At this year’s US Open Championship golf tournament, Fox Sports, alongside Ericsson, Intel & AT&T, will be broadcasting 4K/UHD video over 5G technology. (Photo credit: iStock by Getty Images)

Fox Sports taps 5G for 4K/UHD delivery

In collaboration with Ericsson, Intel and AT&T, Fox Sports will be streaming the 118th US Open Championship golf tournament in 4K/UHD using 5G networks

At the 118th golf US Open Championship taking place from June 14-17, Fox Sports, in collaboration with the Fox Innovation Lab and partners Ericsson, Intel and AT&T, will be streaming the golf tournament in 4K/Ultra HD (UHD) over 5G technology to viewers nationwide.

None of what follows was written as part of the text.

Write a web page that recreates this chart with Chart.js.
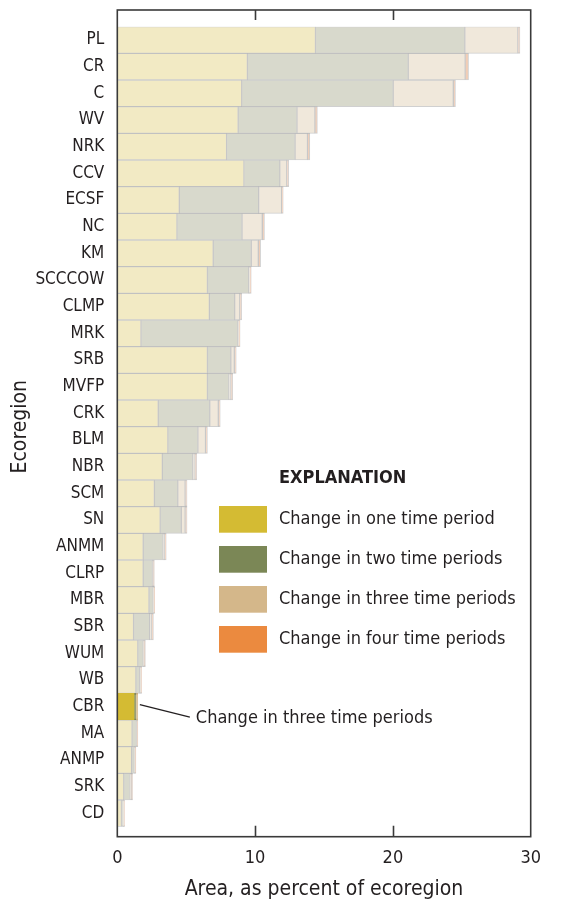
<!DOCTYPE html>
<html>
<head>
<meta charset="utf-8">
<script src="https://cdn.jsdelivr.net/npm/chart.js@4.4.0/dist/chart.umd.min.js"></script>
<style>
  html, body { margin: 0; padding: 0; background: #fff; }
  #chart { display: block; }
</style>
</head>
<body>
<canvas id="chart" width="562" height="905"></canvas>
<script>
// Ecorregiões, de cima para baixo
const ecoregions = ['PL', 'CR', 'C', 'WV', 'NRK', 'CCV', 'ECSF', 'NC', 'KM', 'SCCCOW',
    'CLMP', 'MRK', 'SRB', 'MVFP', 'CRK', 'BLM', 'NBR', 'SCM', 'SN', 'ANMM',
    'CLRP', 'MBR', 'SBR', 'WUM', 'WB', 'CBR', 'MA', 'ANMP', 'SRK', 'CD'];

// Área (% da ecorregião) por número de períodos com mudança
const oneTimePeriod = [14.38, 9.44, 9.03, 8.77, 7.93, 9.19, 4.50, 4.33, 6.96, 6.54,
    6.68, 1.72, 6.54, 6.54, 2.97, 3.67, 3.27, 2.69, 3.11, 1.88,
    1.88, 2.30, 1.18, 1.49, 1.35, 1.23, 1.07, 1.04, 0.47, 0.30];
const twoTimePeriods = [10.84, 11.67, 10.99, 4.27, 4.97, 2.60, 5.76, 4.72, 2.76, 3.00,
    1.84, 7.03, 1.70, 1.56, 3.74, 2.18, 2.21, 1.70, 1.53, 1.44,
    0.67, 0.30, 1.17, 0.39, 0.28, 0.12, 0.32, 0.19, 0.46, 0.11];
const threeTimePeriods = [3.85, 4.13, 4.36, 1.30, 0.90, 0.51, 1.67, 1.47, 0.51, 0.08,
    0.37, 0.06, 0.25, 0.14, 0.62, 0.55, 0.16, 0.53, 0.28, 0.12,
    0.07, 0.06, 0.16, 0.07, 0.07, 0.14, 0.05, 0.06, 0.09, 0.06];
const fourTimePeriods = [0.15, 0.25, 0.16, 0.18, 0.17, 0.14, 0.11, 0.16, 0.17, 0.10,
    0.14, 0.10, 0.14, 0.14, 0.14, 0.14, 0.12, 0.14, 0.14, 0.11,
    0.07, 0.06, 0.11, 0.09, 0.07, 0.00, 0.05, 0.06, 0.09, 0.06];

const xTicks = [0, 10, 20, 30];
const seriesLabels = ['Change in one time period', 'Change in two time periods',
    'Change in three time periods', 'Change in four time periods'];
const highlighted = 'CBR';
const calloutText = 'Change in three time periods';

// Cores cheias (legenda e barra destacada) e cores esmaecidas (demais barras)
const fullColors = ['#D4BB33', '#7B8756', '#D4B78A', '#EB8A3F'];
const paleColors = ['#F2EAC4', '#D8D9CC', '#F0E8DB', '#F1CDB6'];

const FONT = "'Liberation Sans Narrow', 'DejaVu Sans Condensed', 'Arial Narrow', sans-serif";
const TEXT = '#231F20';
const hiIndex = ecoregions.indexOf(highlighted);

function makeDataset(label, values, i) {
    return {
        label: label,
        data: values,
        backgroundColor: ctx => ctx.dataIndex === hiIndex ? fullColors[i] : paleColors[i],
        borderColor: ctx => ctx.dataIndex === hiIndex ? fullColors[i] : 'rgba(150,150,150,0.45)',
        borderWidth: 1,
        borderSkipped: false,
        barPercentage: 1,
        categoryPercentage: 1
    };
}

// Moldura, marcas internas, legenda e chamada
const extrasPlugin = {
    id: 'extras',
    afterDraw(chart) {
        const { ctx, chartArea: a, scales } = chart;
        const xs = scales.x, ys = scales.y;
        const top = a.top - 16.7, bottom = a.bottom + 10;
        ctx.save();

        ctx.strokeStyle = '#3A3A3A';
        ctx.lineWidth = 1.6;
        ctx.strokeRect(a.left, top, a.right - a.left, bottom - top);
        xTicks.slice(1, -1).forEach(v => {
            const x = Math.round(xs.getPixelForValue(v)) + 0.5;
            ctx.beginPath();
            ctx.moveTo(x, bottom); ctx.lineTo(x, bottom - 11);
            ctx.moveTo(x, top); ctx.lineTo(x, top + 10);
            ctx.stroke();
        });

        // Legenda
        ctx.fillStyle = TEXT;
        ctx.textBaseline = 'middle';
        ctx.textAlign = 'left';
        ctx.font = 'bold 18px ' + FONT;
        ctx.fillText('EXPLANATION', 279, 478);
        ctx.font = '18px ' + FONT;
        seriesLabels.forEach((label, i) => {
            const y = 506 + i * 40;
            ctx.fillStyle = fullColors[i];
            ctx.fillRect(219, y, 48, 26.7);
            ctx.fillStyle = TEXT;
            ctx.fillText(label, 279, y + 13.5);
        });

        // Chamada para a barra destacada
        const total = oneTimePeriod[hiIndex] + twoTimePeriods[hiIndex] +
            threeTimePeriods[hiIndex] + fourTimePeriods[hiIndex];
        const x0 = xs.getPixelForValue(total) + 2;
        const y0 = ys.getPixelForValue(hiIndex) - 2;
        ctx.strokeStyle = TEXT;
        ctx.lineWidth = 1.3;
        ctx.beginPath();
        ctx.moveTo(x0, y0);
        ctx.lineTo(x0 + 50, y0 + 12.5);
        ctx.stroke();
        ctx.fillText(calloutText, x0 + 56, y0 + 14);

        ctx.restore();
    }
};

new Chart(document.getElementById('chart'), {
    type: 'bar',
    data: {
        labels: ecoregions,
        datasets: [
            makeDataset(seriesLabels[0], oneTimePeriod, 0),
            makeDataset(seriesLabels[1], twoTimePeriods, 1),
            makeDataset(seriesLabels[2], threeTimePeriods, 2),
            makeDataset(seriesLabels[3], fourTimePeriods, 3)
        ]
    },
    options: {
        indexAxis: 'y',
        responsive: false,
        animation: false,
        events: [],
        layout: { padding: { top: 26.7, right: 13.5, bottom: 0, left: 0 } },
        plugins: { legend: { display: false }, tooltip: { enabled: false } },
        scales: {
            x: {
                stacked: true,
                min: 0,
                max: 30,
                afterFit: s => { s.height = 78.3; },
                afterBuildTicks: s => { s.ticks = xTicks.map(v => ({ value: v })); },
                grid: { display: false, drawTicks: false },
                border: { display: false },
                ticks: { color: TEXT, font: { family: FONT, size: 18 }, padding: 21 },
                title: {
                    display: true,
                    text: 'Area, as percent of ecoregion',
                    color: TEXT,
                    font: { family: FONT, size: 21 },
                    padding: { top: 0, bottom: 3 }
                }
            },
            y: {
                stacked: true,
                afterFit: s => { s.width = 117.3; },
                grid: { display: false, drawTicks: false },
                border: { display: false },
                ticks: { color: TEXT, font: { family: FONT, size: 17 }, padding: 13, autoSkip: false },
                title: {
                    display: true,
                    text: 'Ecoregion',
                    color: TEXT,
                    font: { family: FONT, size: 21 },
                    padding: { top: 8, bottom: 0 }
                }
            }
        }
    },
    plugins: [extrasPlugin]
});
</script>
</body>
</html>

The 5G wireless technology will transmit 4K/UHD high dynamic range (HDR) images from two Fox Sports cameras positioned on the par-3 seventh hole at the Shinnecock Hills Golf Club in New York through the Fox Sports production trucks to viewers at home. The offering is part of the “Featured Hole” enhancement, which is available on the US Golf Association’s website, DirecTV and the Fox Sports App.

According to Fox Sports, 5G technology has the potential to provide “disruptive abilities” to broadcasters and consumers alike, and will eventually enable multi-gigabit speed with ultra-low latency.

At the 2018 Winter Games in Pyeongchang, South Korea, earlier this year, 5G was also deployed by Intel and its partners. Asha Keddy, vice-president and general manager of next generation and standards, Intel, describes: “Building from our innovation at the Winter Games, where we had 22 live 5G links, supporting 3,800TB of network capacity, we are again enabling 5G in a real-world environment at another sporting event.

“Our learning from this US Open Championship collaboration with the partners will fuel a solid 5G user experience, while the industry drives towards development of 5G devices and network build-outs.”

Intel will be providing the Intel 5G Mobile Trial Platform, a compact device that acts as a wireless communication device capable of transmitting 1.6Gbps, which will be placed in a cart at the seventh hole to deliver the 5G to IP translation.

On the other hand, AT&T will be using millimetre wave spectrum to deliver the 5G connection. Furthermore, AT&T has revealed its plans to provide mobile 5G services to users in a dozen cities in the US, including parts of Dallas, Atlanta and Waco, later this year.

Melissa Arboldi, president, AT&T technology and operations, concluded: “5G ultimately promises to transform the video experience and enabling this live 4K/UHD broadcast is a great early example.

“We believe live sports will eventually be transformed by 5G — whether it’s virtual and augmented realities for those watching from afar or how connected sensors could help analyse golf swings, wind conditions, even the speed of greens for the golfer in future US Opens.”